## Exercise input
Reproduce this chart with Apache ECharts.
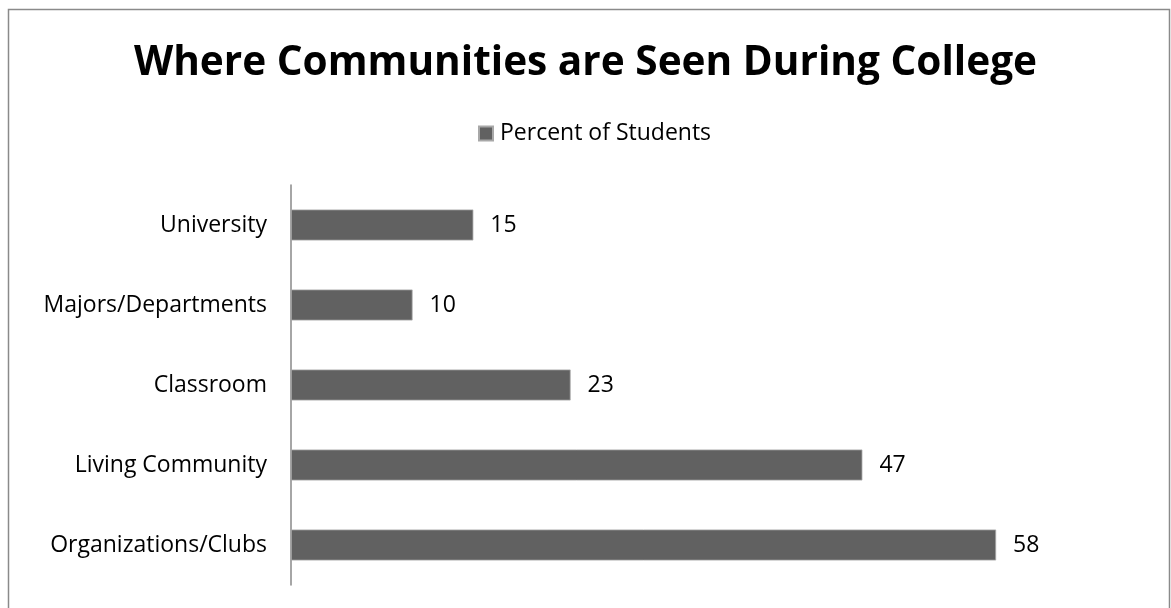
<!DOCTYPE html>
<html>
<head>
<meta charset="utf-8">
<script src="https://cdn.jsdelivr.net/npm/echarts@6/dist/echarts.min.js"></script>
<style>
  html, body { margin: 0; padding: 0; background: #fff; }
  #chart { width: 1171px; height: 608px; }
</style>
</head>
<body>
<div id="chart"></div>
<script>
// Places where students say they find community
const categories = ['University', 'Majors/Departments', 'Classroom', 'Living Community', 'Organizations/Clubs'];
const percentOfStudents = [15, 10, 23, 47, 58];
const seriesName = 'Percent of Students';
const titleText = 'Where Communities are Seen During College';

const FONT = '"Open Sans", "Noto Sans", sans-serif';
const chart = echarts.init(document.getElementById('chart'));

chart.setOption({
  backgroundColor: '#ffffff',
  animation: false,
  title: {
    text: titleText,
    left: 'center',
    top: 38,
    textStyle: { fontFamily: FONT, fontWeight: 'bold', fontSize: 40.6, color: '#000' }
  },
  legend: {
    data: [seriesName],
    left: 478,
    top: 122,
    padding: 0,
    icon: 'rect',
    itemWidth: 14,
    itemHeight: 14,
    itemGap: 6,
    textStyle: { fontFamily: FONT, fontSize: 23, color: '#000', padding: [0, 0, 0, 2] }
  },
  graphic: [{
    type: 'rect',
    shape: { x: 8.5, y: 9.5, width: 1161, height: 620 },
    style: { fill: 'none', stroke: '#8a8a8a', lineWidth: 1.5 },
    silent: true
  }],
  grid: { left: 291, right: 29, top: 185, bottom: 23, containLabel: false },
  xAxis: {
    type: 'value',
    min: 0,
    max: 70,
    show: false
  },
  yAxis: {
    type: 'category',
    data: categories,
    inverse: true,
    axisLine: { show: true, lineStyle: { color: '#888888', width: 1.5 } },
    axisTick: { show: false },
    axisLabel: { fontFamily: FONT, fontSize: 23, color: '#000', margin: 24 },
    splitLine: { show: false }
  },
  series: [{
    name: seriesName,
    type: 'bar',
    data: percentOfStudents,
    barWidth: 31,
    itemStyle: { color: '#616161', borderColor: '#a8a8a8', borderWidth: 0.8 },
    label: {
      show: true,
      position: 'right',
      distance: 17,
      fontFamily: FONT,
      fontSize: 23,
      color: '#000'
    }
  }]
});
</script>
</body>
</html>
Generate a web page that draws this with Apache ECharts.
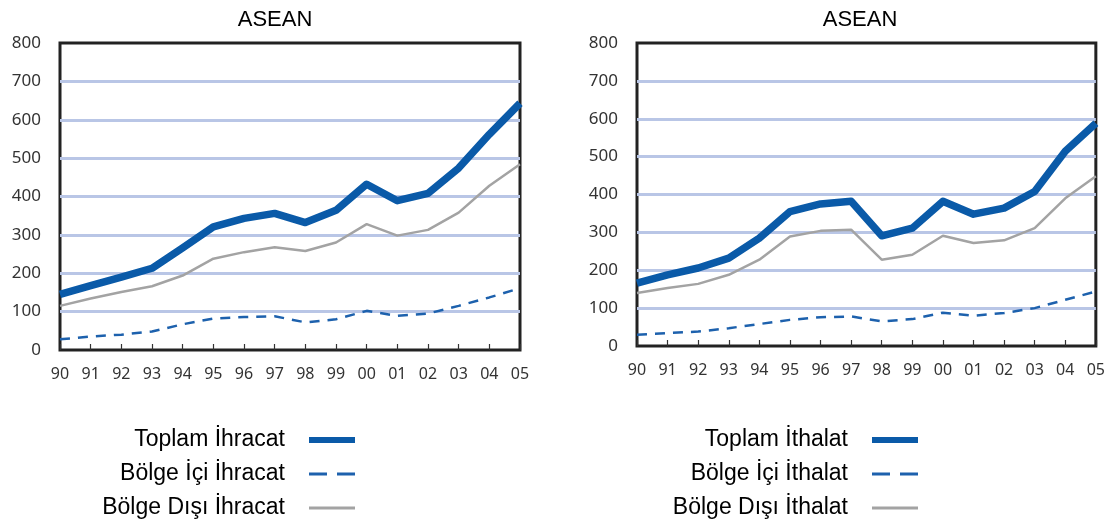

## Job
A faithful copy of the records above is needed, with the pictures left out.

## The result
Reproduce this chart with Apache ECharts.
<!DOCTYPE html>
<html>
<head>
<meta charset="utf-8">
<script src="https://cdn.jsdelivr.net/npm/echarts@6/dist/echarts.min.js"></script>
<style>
  html, body { margin: 0; padding: 0; background: #fff; }
  #chart { width: 1171px; height: 608px; }
</style>
</head>
<body>
<div id="chart"></div>
<script>
// Places where students say they find community
const categories = ['University', 'Majors/Departments', 'Classroom', 'Living Community', 'Organizations/Clubs'];
const percentOfStudents = [15, 10, 23, 47, 58];
const seriesName = 'Percent of Students';
const titleText = 'Where Communities are Seen During College';

const FONT = '"Open Sans", "Noto Sans", sans-serif';
const chart = echarts.init(document.getElementById('chart'));

chart.setOption({
  backgroundColor: '#ffffff',
  animation: false,
  title: {
    text: titleText,
    left: 'center',
    top: 38,
    textStyle: { fontFamily: FONT, fontWeight: 'bold', fontSize: 40.6, color: '#000' }
  },
  legend: {
    data: [seriesName],
    left: 478,
    top: 122,
    padding: 0,
    icon: 'rect',
    itemWidth: 14,
    itemHeight: 14,
    itemGap: 6,
    textStyle: { fontFamily: FONT, fontSize: 23, color: '#000', padding: [0, 0, 0, 2] }
  },
  graphic: [{
    type: 'rect',
    shape: { x: 8.5, y: 9.5, width: 1161, height: 620 },
    style: { fill: 'none', stroke: '#8a8a8a', lineWidth: 1.5 },
    silent: true
  }],
  grid: { left: 291, right: 29, top: 185, bottom: 23, containLabel: false },
  xAxis: {
    type: 'value',
    min: 0,
    max: 70,
    show: false
  },
  yAxis: {
    type: 'category',
    data: categories,
    inverse: true,
    axisLine: { show: true, lineStyle: { color: '#888888', width: 1.5 } },
    axisTick: { show: false },
    axisLabel: { fontFamily: FONT, fontSize: 23, color: '#000', margin: 24 },
    splitLine: { show: false }
  },
  series: [{
    name: seriesName,
    type: 'bar',
    data: percentOfStudents,
    barWidth: 31,
    itemStyle: { color: '#616161', borderColor: '#a8a8a8', borderWidth: 0.8 },
    label: {
      show: true,
      position: 'right',
      distance: 17,
      fontFamily: FONT,
      fontSize: 23,
      color: '#000'
    }
  }]
});
</script>
</body>
</html>
Generate a web page that draws this with Apache ECharts.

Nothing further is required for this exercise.